In the decision by the U.S. Court of Appeals for the First Circuit, released just a few weeks ago, the judges pointed out that the First Amendment’s protection for freedom of the press “encompasses a range of conduct related to the gathering and dissemination of information,” and that citizens have the right to investigate government affairs and share what they learn with others. Judge Kermit Lipez also specifically noted that these protections don’t just apply to professional journalists. He said in his decision:
[C]hanges in technology and society have made the lines between private citizen and journalist exceedingly difficult to draw. The proliferation of electronic devices with video-recording capability means that many of our images of current events come from bystanders [and] and news stories are now just as likely to be broken by a blogger at her computer as a reporter at a major newspaper. Such developments make clear why the news-gathering protections of the First Amendment cannot turn on professional credentials or status.
The First Amendment Center correctly notes:
The purpose of the free press clause of the First Amendment was to keep an eye on people in power and maintain a check on corruption.
Supreme Court justices Black and Douglas explained in their concurring opinion in New York Times Co. v. United States (1971):
In the First Amendment, the Founding Fathers gave the free press the protection it must have to fulfill its essential role in our democracy. The press was to serve the governed, not the governors. The Government’s power to censor the press was abolished so that the press would remain forever free to censure the Government. The press was protected so that it could bare the secrets of government and inform the people.
Indeed, the Founding Fathers made this clear even before the Revolutionary war started. Specifically, the Continental Congress – the legislative body of the Founding Fathers – wrote in 1774:
The last right we shall mention regards the freedom of the press. The importance of this consists, besides the advancement of truth, science, morality, and arts in general, in its diffusion of liberal sentiments on the administration of Government, its ready communication of thoughts between subjects, and its consequential promotion of union among them, whereby oppressive officers are shamed or intimidated into more honourable and just modes of conducting affairs.
These are the invaluable rights that form a considerable part of our mild system of government; that, sending its equitable energy through all ranks and classes of men, defends the poor from the rich, the weak from the powerful, the industrious from the rapacious, the peaceable from the violent, the tenants from the lords, and all from their superiors.
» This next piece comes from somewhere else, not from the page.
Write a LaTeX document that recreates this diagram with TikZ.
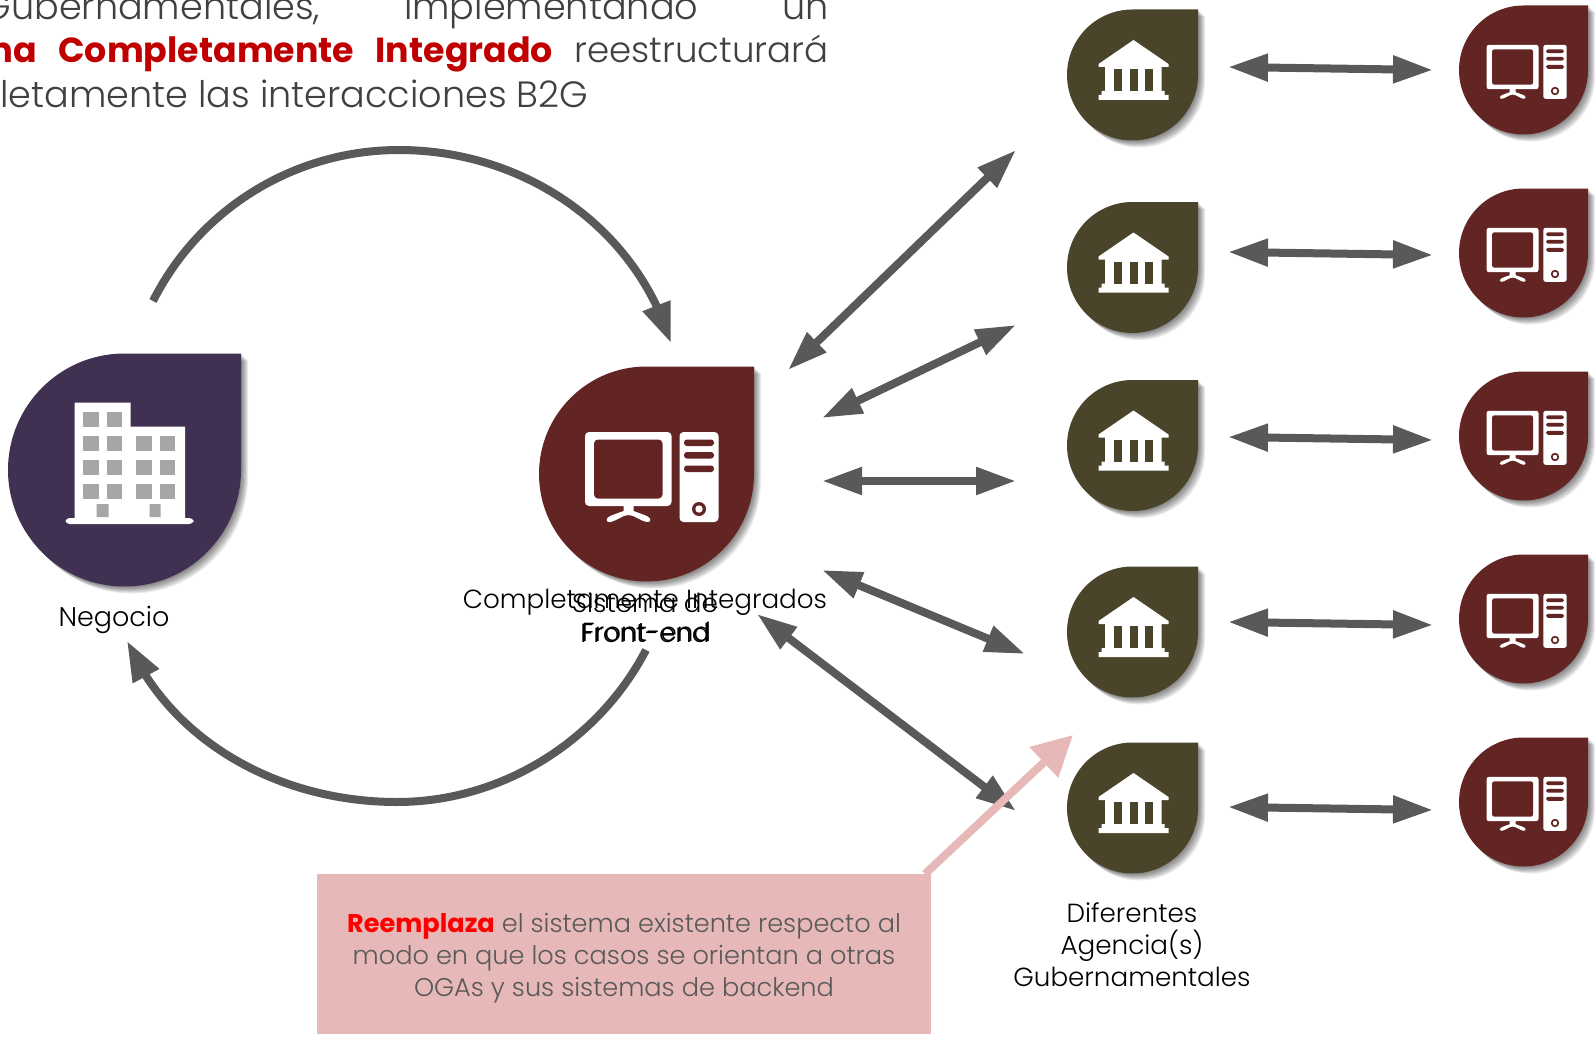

These are the rights without which a people cannot be free and happy, and under the protecting and encouraging influence of which these colonies have hitherto so amazingly flourished and increased. These are the rights a profligate Ministry are now striving by force of arms to ravish from us, and which we are with one mind resolved never to resign but with our lives.
In other words, the Founding Fathers understood that people who stand up to “oppressive” government officials are to be zealously protected … because “shaming” corrupt, powerful people “into more honourable and just modes of conducting affairs” is the only way to preserve liberty, justice and prosperity, and to remain “free and happy”.
Indeed, the Freedom of the Press which the Founding Fathers enshrined in the First Amendment was the opposite of prosecution of reporters critical of government and protection of the big lapdog press which is subservient to government.